▸ Supplied information:
==========

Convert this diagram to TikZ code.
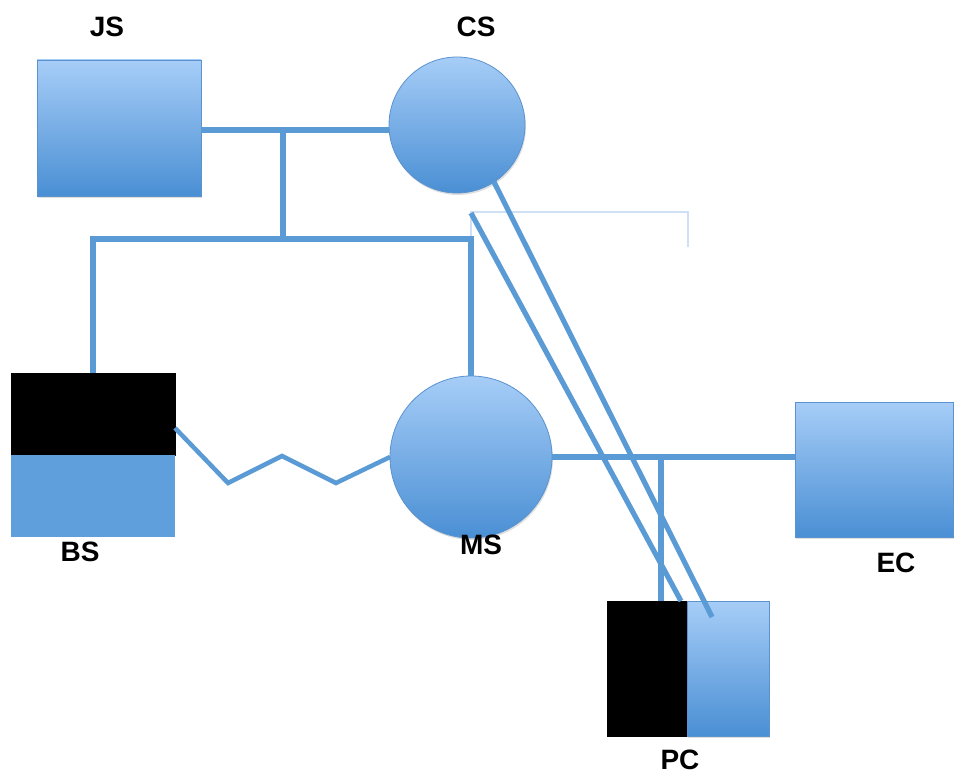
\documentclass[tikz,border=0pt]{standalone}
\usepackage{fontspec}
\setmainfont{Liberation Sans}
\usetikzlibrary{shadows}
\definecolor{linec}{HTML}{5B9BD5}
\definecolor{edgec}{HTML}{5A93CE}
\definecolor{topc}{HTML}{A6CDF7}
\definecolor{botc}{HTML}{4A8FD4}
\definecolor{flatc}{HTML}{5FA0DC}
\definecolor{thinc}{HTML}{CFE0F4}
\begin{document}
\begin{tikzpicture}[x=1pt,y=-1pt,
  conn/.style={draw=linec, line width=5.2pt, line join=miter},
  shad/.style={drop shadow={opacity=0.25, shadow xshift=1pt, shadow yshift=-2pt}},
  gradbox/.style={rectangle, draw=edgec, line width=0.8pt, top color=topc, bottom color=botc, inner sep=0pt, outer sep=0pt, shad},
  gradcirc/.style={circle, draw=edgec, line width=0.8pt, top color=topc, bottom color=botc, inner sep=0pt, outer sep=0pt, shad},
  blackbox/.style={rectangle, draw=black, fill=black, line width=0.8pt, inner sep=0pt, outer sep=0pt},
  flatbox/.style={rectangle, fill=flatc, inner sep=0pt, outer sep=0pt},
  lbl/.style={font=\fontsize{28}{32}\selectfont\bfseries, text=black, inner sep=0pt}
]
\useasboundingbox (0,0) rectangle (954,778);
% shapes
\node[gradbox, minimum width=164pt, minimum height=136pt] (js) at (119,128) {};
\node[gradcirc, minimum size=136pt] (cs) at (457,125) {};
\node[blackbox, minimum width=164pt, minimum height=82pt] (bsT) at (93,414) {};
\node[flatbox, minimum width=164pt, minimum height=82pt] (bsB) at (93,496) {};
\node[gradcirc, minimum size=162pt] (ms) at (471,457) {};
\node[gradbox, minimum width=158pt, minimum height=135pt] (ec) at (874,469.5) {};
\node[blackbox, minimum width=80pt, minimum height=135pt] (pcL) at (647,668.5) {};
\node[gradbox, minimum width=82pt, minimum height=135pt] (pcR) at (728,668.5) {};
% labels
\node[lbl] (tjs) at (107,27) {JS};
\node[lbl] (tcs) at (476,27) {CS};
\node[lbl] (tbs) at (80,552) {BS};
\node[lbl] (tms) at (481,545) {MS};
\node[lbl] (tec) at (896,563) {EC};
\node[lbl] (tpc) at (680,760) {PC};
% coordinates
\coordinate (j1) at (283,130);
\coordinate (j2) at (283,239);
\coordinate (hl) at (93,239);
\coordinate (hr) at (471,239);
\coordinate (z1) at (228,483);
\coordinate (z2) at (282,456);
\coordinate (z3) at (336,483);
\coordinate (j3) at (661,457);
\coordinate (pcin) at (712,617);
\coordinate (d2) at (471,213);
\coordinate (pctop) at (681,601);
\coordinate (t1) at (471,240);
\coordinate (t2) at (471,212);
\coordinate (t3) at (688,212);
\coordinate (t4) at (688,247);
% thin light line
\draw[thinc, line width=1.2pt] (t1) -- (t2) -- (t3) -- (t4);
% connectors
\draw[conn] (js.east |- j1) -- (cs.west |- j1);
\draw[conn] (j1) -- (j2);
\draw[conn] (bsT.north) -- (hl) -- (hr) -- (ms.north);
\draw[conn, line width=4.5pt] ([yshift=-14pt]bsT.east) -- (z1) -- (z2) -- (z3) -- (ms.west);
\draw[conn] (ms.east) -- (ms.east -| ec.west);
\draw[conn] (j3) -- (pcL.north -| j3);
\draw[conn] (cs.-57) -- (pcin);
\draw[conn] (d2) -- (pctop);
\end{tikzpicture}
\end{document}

==========

▸ Task:
Pictures are to be left out; repeat all the remaining data exactly.

▸ Final answer:
Convert this diagram to TikZ code.
\documentclass[tikz,border=0pt]{standalone}
\usepackage{fontspec}
\setmainfont{Liberation Sans}
\usetikzlibrary{shadows}
\definecolor{linec}{HTML}{5B9BD5}
\definecolor{edgec}{HTML}{5A93CE}
\definecolor{topc}{HTML}{A6CDF7}
\definecolor{botc}{HTML}{4A8FD4}
\definecolor{flatc}{HTML}{5FA0DC}
\definecolor{thinc}{HTML}{CFE0F4}
\begin{document}
\begin{tikzpicture}[x=1pt,y=-1pt,
  conn/.style={draw=linec, line width=5.2pt, line join=miter},
  shad/.style={drop shadow={opacity=0.25, shadow xshift=1pt, shadow yshift=-2pt}},
  gradbox/.style={rectangle, draw=edgec, line width=0.8pt, top color=topc, bottom color=botc, inner sep=0pt, outer sep=0pt, shad},
  gradcirc/.style={circle, draw=edgec, line width=0.8pt, top color=topc, bottom color=botc, inner sep=0pt, outer sep=0pt, shad},
  blackbox/.style={rectangle, draw=black, fill=black, line width=0.8pt, inner sep=0pt, outer sep=0pt},
  flatbox/.style={rectangle, fill=flatc, inner sep=0pt, outer sep=0pt},
  lbl/.style={font=\fontsize{28}{32}\selectfont\bfseries, text=black, inner sep=0pt}
]
\useasboundingbox (0,0) rectangle (954,778);
% shapes
\node[gradbox, minimum width=164pt, minimum height=136pt] (js) at (119,128) {};
\node[gradcirc, minimum size=136pt] (cs) at (457,125) {};
\node[blackbox, minimum width=164pt, minimum height=82pt] (bsT) at (93,414) {};
\node[flatbox, minimum width=164pt, minimum height=82pt] (bsB) at (93,496) {};
\node[gradcirc, minimum size=162pt] (ms) at (471,457) {};
\node[gradbox, minimum width=158pt, minimum height=135pt] (ec) at (874,469.5) {};
\node[blackbox, minimum width=80pt, minimum height=135pt] (pcL) at (647,668.5) {};
\node[gradbox, minimum width=82pt, minimum height=135pt] (pcR) at (728,668.5) {};
% labels
\node[lbl] (tjs) at (107,27) {JS};
\node[lbl] (tcs) at (476,27) {CS};
\node[lbl] (tbs) at (80,552) {BS};
\node[lbl] (tms) at (481,545) {MS};
\node[lbl] (tec) at (896,563) {EC};
\node[lbl] (tpc) at (680,760) {PC};
% coordinates
\coordinate (j1) at (283,130);
\coordinate (j2) at (283,239);
\coordinate (hl) at (93,239);
\coordinate (hr) at (471,239);
\coordinate (z1) at (228,483);
\coordinate (z2) at (282,456);
\coordinate (z3) at (336,483);
\coordinate (j3) at (661,457);
\coordinate (pcin) at (712,617);
\coordinate (d2) at (471,213);
\coordinate (pctop) at (681,601);
\coordinate (t1) at (471,240);
\coordinate (t2) at (471,212);
\coordinate (t3) at (688,212);
\coordinate (t4) at (688,247);
% thin light line
\draw[thinc, line width=1.2pt] (t1) -- (t2) -- (t3) -- (t4);
% connectors
\draw[conn] (js.east |- j1) -- (cs.west |- j1);
\draw[conn] (j1) -- (j2);
\draw[conn] (bsT.north) -- (hl) -- (hr) -- (ms.north);
\draw[conn, line width=4.5pt] ([yshift=-14pt]bsT.east) -- (z1) -- (z2) -- (z3) -- (ms.west);
\draw[conn] (ms.east) -- (ms.east -| ec.west);
\draw[conn] (j3) -- (pcL.north -| j3);
\draw[conn] (cs.-57) -- (pcin);
\draw[conn] (d2) -- (pctop);
\end{tikzpicture}
\end{document}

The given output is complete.